Over the next month, our efforts will continue to be on optimisation. The aim is to reach a solid 60 frames per second on our development hardware, and then take steps to tweak settings based on mid-range and lower hardware specifications. Work will commence on the relighting of Port Royal, and we’ll also start to see more sounds introduced to the town and surrounding environment as well.
In the background, work will continue on the underlying systems that will support the release of the Port Royal Experience, such as a comprehensive settings menu (to better allow you to tweak graphical settings for the best performance), the necessary networking to allow you to connect and explore the town together, as well as the introduction of the Ahoy characters and mocap animation, which we hope will bring a huge momentum to gameplay development.
This month’s community mention is a look forward, rather than a particular call-out.
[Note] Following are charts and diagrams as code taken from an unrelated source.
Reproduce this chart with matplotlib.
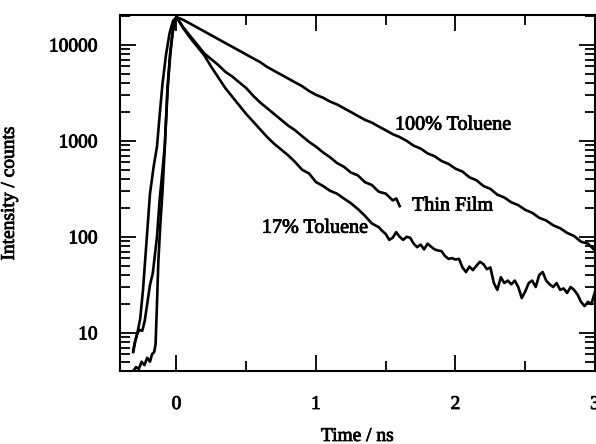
import matplotlib
matplotlib.use("Agg")
import matplotlib.pyplot as plt
import matplotlib.patheffects as pe
from matplotlib.ticker import FixedLocator, NullFormatter

plt.rcParams['font.family'] = ['Liberation Serif', 'DejaVu Serif']

# ---- data (time in ns, intensity in counts) ----
t_tol100 = [-0.31, -0.295, -0.28, -0.26, -0.24, -0.215, -0.19, -0.165, -0.14, -0.12, -0.10, -0.075, -0.05, -0.025,
            0.00, 0.05, 0.10, 0.15, 0.20, 0.25, 0.30, 0.35, 0.40, 0.45, 0.50, 0.55, 0.60, 0.65, 0.70, 0.75,
            0.80, 0.85, 0.90, 0.95, 1.00, 1.05, 1.10, 1.15, 1.20, 1.25, 1.30, 1.35, 1.40, 1.45, 1.50, 1.55,
            1.60, 1.65, 1.70, 1.75, 1.80, 1.85, 1.90, 1.95, 2.00, 2.05, 2.10, 2.15, 2.20, 2.25, 2.30, 2.35,
            2.40, 2.45, 2.50, 2.55, 2.60, 2.65, 2.70, 2.75, 2.80, 2.85, 2.90, 2.95, 3.00]
i_tol100 = [6.3, 8.3, 10, 14.1, 28.2, 89, 282, 525, 871, 1905, 3981, 7943, 13180, 17780,
            19500, 18200, 16600, 15140, 13800, 12590, 11480, 10470, 9550, 8710, 7940, 7240, 6610, 5890, 5370, 4900,
            4470, 4070, 3720, 3310, 3020, 2820, 2570, 2400, 2190, 2000, 1820, 1660, 1550, 1410, 1290, 1175,
            1096, 1000, 891, 832, 741, 692, 617, 575, 513, 479, 417, 389, 339, 316, 275, 257,
            229, 214, 191, 178, 158, 148, 132, 123, 110, 102, 89, 85, 72]

t_film = [-0.31, -0.30, -0.28, -0.263, -0.245, -0.227, -0.206, -0.19, -0.17, -0.14, -0.12, -0.10, -0.084, -0.063,
          -0.045, -0.027, -0.012,
          0.00, 0.05, 0.10, 0.15, 0.20, 0.25, 0.30, 0.35, 0.40, 0.45, 0.50, 0.55, 0.60, 0.65, 0.70, 0.75,
          0.80, 0.85, 0.90, 0.95, 1.00, 1.05, 1.10, 1.15, 1.20, 1.25, 1.30, 1.35, 1.40, 1.45, 1.50, 1.55,
          1.575, 1.60]
i_film = [6.6, 7.8, 10, 10.7, 10.5, 13.5, 21.9, 31.6, 41.7, 100, 251, 501, 891, 3548,
          7943, 13490, 17380,
          19500, 15140, 12300, 10000, 8130, 7080, 6170, 5250, 4680, 4070, 3550, 2950, 2510, 2190, 1905, 1660,
          1445, 1290, 1122, 977, 871, 759, 676, 589, 537, 468, 437, 372, 347, 295, 282, 240,
          251, 209]

t_tol17 = [-0.31, -0.29, -0.27, -0.25, -0.23, -0.21, -0.19, -0.175, -0.16, -0.15, -0.14, -0.13, -0.115, -0.10,
           -0.085, -0.065, -0.045, -0.027, -0.012,
           0.00, 0.05, 0.10, 0.15, 0.20, 0.25, 0.30, 0.35, 0.40, 0.45, 0.50, 0.55, 0.60, 0.65, 0.70, 0.75,
           0.80, 0.85, 0.90, 0.95, 1.00, 1.05, 1.10, 1.15, 1.20, 1.25, 1.30, 1.35, 1.40, 1.45, 1.475,
           1.500, 1.525, 1.550, 1.575, 1.600, 1.625, 1.650, 1.675, 1.700, 1.725, 1.750, 1.775, 1.800, 1.825,
           1.850, 1.875, 1.900, 1.925, 1.950, 1.975, 2.000, 2.025, 2.050, 2.075, 2.100, 2.125, 2.150, 2.175,
           2.200, 2.225, 2.250, 2.275, 2.300, 2.325, 2.350, 2.375, 2.400, 2.425, 2.450, 2.475, 2.500, 2.525,
           2.550, 2.575, 2.600, 2.625, 2.650, 2.675, 2.700, 2.725, 2.750, 2.775, 2.800, 2.825, 2.850, 2.875,
           2.900, 2.925, 2.950, 2.975, 3.000]
i_tol17 = [4.0, 4.4, 4.2, 5.0, 4.6, 5.5, 5.0, 6.0, 6.3, 7.6, 20, 56, 141, 302,
           794, 3548, 8318, 14130, 17780,
           19500, 14790, 11750, 9550, 7760, 5890, 4570, 3550, 2880, 2340, 1905, 1585, 1318, 1096, 933, 813,
           708, 603, 501, 457, 372, 339, 302, 282, 251, 224, 195, 166, 138, 126, 115,
           107, 93, 98, 112, 100, 93, 100, 98, 85, 78, 83, 74, 85, 79,
           74, 72, 71, 63, 59, 60, 58, 59, 48, 43, 49, 45, 50, 55,
           52, 46, 48, 33, 28, 38, 33, 35, 32, 35, 30, 23, 27, 33,
           35, 30, 40, 43, 35, 32, 30, 33, 28, 29, 26, 30, 28, 25,
           21, 19, 21, 20, 27]

y_major = [10, 100, 1000, 10000]
y_major_labels = ["10", "100", "1000", "10000"]
x_major = [0, 1, 2, 3]
x_major_labels = ["0", "1", "2", "3"]
x_minor = [0.5, 1.5, 2.5]

labels = ["100% Toluene", "Thin Film", "17% Toluene"]
label_pos = [(1.566, 1460), (1.688, 209), (0.612, 123)]

# ---- figure ----
fig = plt.figure(figsize=(5.96, 4.44), dpi=100)
ax = fig.add_axes([120/596, 73/444, 475/596, 356/444])

for t, i in [(t_tol100, i_tol100), (t_film, i_film), (t_tol17, i_tol17)]:
    ax.plot(t, i, color='black', lw=1.9, solid_joinstyle='round')

ax.set_yscale('log')
ax.set_xlim(-0.405, 3.0)
ax.set_ylim(4.0, 20500)

ax.yaxis.set_major_locator(FixedLocator(y_major))
ax.set_yticklabels(y_major_labels)
minor_y = [m * d for d in [1, 10, 100, 1000, 10000] for m in range(2, 10)]
ax.yaxis.set_minor_locator(FixedLocator(minor_y))
ax.yaxis.set_minor_formatter(NullFormatter())
ax.set_xticks(x_major)
ax.set_xticklabels(x_major_labels)
ax.set_xticks(x_minor, minor=True)

ax.tick_params(which='both', direction='in', top=True, right=True, width=1.3, labelsize=14)
ax.tick_params(which='major', length=11.5)
ax.tick_params(which='minor', length=7)
ax.tick_params(axis='y', which='major', pad=16)
ax.tick_params(axis='x', which='major', pad=18)

for s in ax.spines.values():
    s.set_linewidth(1.5)

thick = [pe.withStroke(linewidth=0.6, foreground='black')]

for txt, (x, y) in zip(labels, label_pos):
    ax.text(x, y, txt, fontsize=14.5, ha='left', va='center', path_effects=thick)

ax.set_xlabel("Time / ns", fontsize=14, path_effects=thick)
ax.xaxis.set_label_coords(0.5, -0.16)
ax.set_ylabel("Intensity / counts", fontsize=14, path_effects=thick)
ax.yaxis.set_label_coords(-0.215, 0.5)

for lab in ax.get_xticklabels() + ax.get_yticklabels():
    lab.set_path_effects(thick)

fig.savefig("out.png", dpi=100)
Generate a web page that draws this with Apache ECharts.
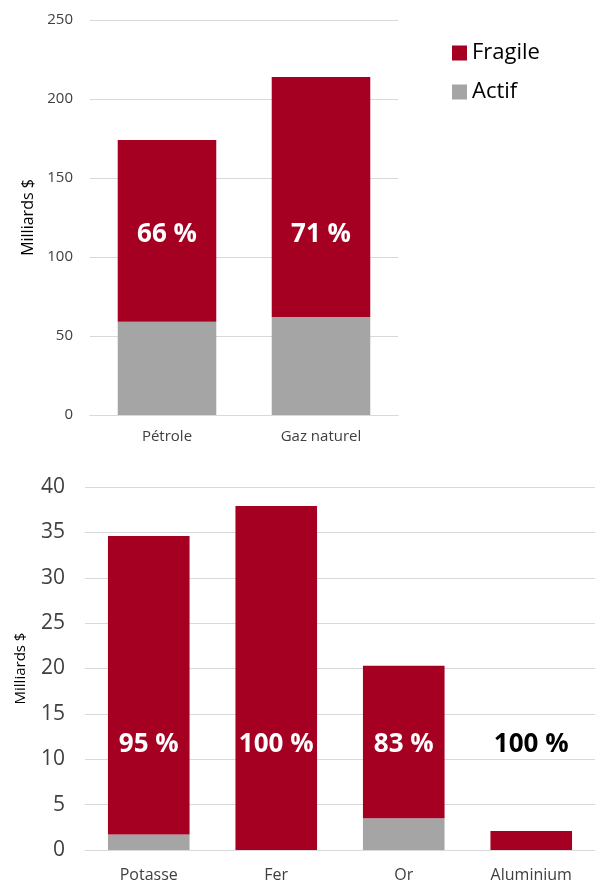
<!DOCTYPE html>
<html><head><meta charset="utf-8">
<script src="https://cdn.jsdelivr.net/npm/echarts@6/dist/echarts.min.js"></script>
<style>html,body{margin:0;padding:0;background:#fff}#c{width:595px;height:883px}</style>
</head><body><div id="c"></div>
<script>
// Top chart data
const topCategories = ['Pétrole', 'Gaz naturel'];
const topActif = [59, 62];
const topFragile = [115, 152];
const topPct = ['66 %', '71 %'];
const topLabelLevel = [114, 114];
const topTicks = { min: 0, max: 250, interval: 50 };

// Bottom chart data
const botCategories = ['Potasse', 'Fer', 'Or', 'Aluminium'];
const botActif = [1.7, 0, 3.5, 0];
const botFragile = [32.9, 37.9, 16.8, 2.1];
const botPct = ['95 %', '100 %', '83 %', '100 %'];
const botLabelLevel = [11.6, 11.6, 11.6, 11.6];
const botLabelColor = ['#ffffff', '#ffffff', '#ffffff', '#000000'];
const botTicks = { min: 0, max: 40, interval: 5 };

const RED = '#A50021', GRAY = '#A5A5A5', GRID = '#D9D9D9', FONT = 'Open Sans';

const chart = echarts.init(document.getElementById('c'), null, { renderer: 'canvas' });

function labelSeries(name, xi, cats, levels, pcts, colors) {
  return {
    name: name, type: 'scatter', xAxisIndex: xi, yAxisIndex: xi,
    symbolSize: 1, itemStyle: { color: 'rgba(0,0,0,0)' }, silent: true, z: 5,
    data: cats.map((c, i) => ({
      value: [c, levels[i]],
      label: { show: true, position: 'inside', formatter: pcts[i],
        color: colors ? colors[i] : '#ffffff', opacity: 1, textBorderWidth: 0,
        fontFamily: FONT, fontWeight: 'bold', fontSize: 26 }
    }))
  };
}

const option = {
  animation: false,
  textStyle: { fontFamily: FONT },
  legend: {
    data: ['Fragile', 'Actif'], orient: 'vertical', left: 447, top: 37,
    itemWidth: 15, itemHeight: 15, itemGap: 17, icon: 'rect',
    textStyle: { fontFamily: FONT, fontSize: 22, color: '#000', lineHeight: 22 }
  },
  grid: [
    { left: 90, top: 20, width: 308, height: 395 },
    { left: 85, top: 487, width: 512, height: 365 }
  ],
  xAxis: [
    { type: 'category', gridIndex: 0, data: topCategories,
      axisLine: { lineStyle: { color: GRID } }, axisTick: { show: false },
      axisLabel: { fontFamily: FONT, fontSize: 15, color: '#404040', margin: 14 } },
    { type: 'category', gridIndex: 1, data: botCategories,
      axisLine: { lineStyle: { color: GRID } }, axisTick: { show: false },
      axisLabel: { fontFamily: FONT, fontSize: 16, color: '#404040', margin: 17 } }
  ],
  yAxis: [
    { type: 'value', gridIndex: 0, min: topTicks.min, max: topTicks.max, interval: topTicks.interval,
      name: 'Milliards $', nameLocation: 'middle', nameGap: 53, nameRotate: 90,
      nameTextStyle: { fontFamily: FONT, fontSize: 16, color: '#000' },
      axisLine: { show: false }, axisTick: { show: false },
      splitLine: { lineStyle: { color: GRID, width: 1 } },
      axisLabel: { fontFamily: FONT, fontSize: 15, color: '#404040', margin: 17 } },
    { type: 'value', gridIndex: 1, min: botTicks.min, max: botTicks.max, interval: botTicks.interval,
      name: 'Milliards $', nameLocation: 'middle', nameGap: 57, nameRotate: 90,
      nameTextStyle: { fontFamily: FONT, fontSize: 15, color: '#000' },
      axisLine: { show: false }, axisTick: { show: false },
      splitLine: { lineStyle: { color: GRID, width: 1 } },
      axisLabel: { fontFamily: FONT, fontSize: 21, color: '#404040', margin: 20 } }
  ],
  series: [
    { name: 'Actif', type: 'bar', stack: 'top', xAxisIndex: 0, yAxisIndex: 0, barWidth: '64%',
      itemStyle: { color: GRAY }, data: topActif },
    { name: 'Fragile', type: 'bar', stack: 'top', xAxisIndex: 0, yAxisIndex: 0, barWidth: '64%',
      itemStyle: { color: RED }, data: topFragile },
    { name: 'Actif', type: 'bar', stack: 'bot', xAxisIndex: 1, yAxisIndex: 1, barWidth: '64%',
      itemStyle: { color: GRAY }, data: botActif },
    { name: 'Fragile', type: 'bar', stack: 'bot', xAxisIndex: 1, yAxisIndex: 1, barWidth: '64%',
      itemStyle: { color: RED }, data: botFragile },
    labelSeries('lblTop', 0, topCategories, topLabelLevel, topPct, null),
    labelSeries('lblBot', 1, botCategories, botLabelLevel, botPct, botLabelColor)
  ]
};
chart.setOption(option);
</script></body></html>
We want to thank everyone who answered the call for musicians who might be interested in recording sections of music on their own instruments as part of the future Ahoy soundtrack.
Our composers, Jens and Nico, will be working through the many applicants and figuring out the next steps for recording. As music is still very much in the discovery phase, we’re happy to accept additional applications for musicians with particularly appropriate instruments. You can read the announcement for more details on the Ahoy Discord server:
Finally, last week we discussed a slight change to Journal scheduling going forward. From next month onwards, Journals will be shared on the first Friday of each month for Contributors, and the second Friday of each month for the public.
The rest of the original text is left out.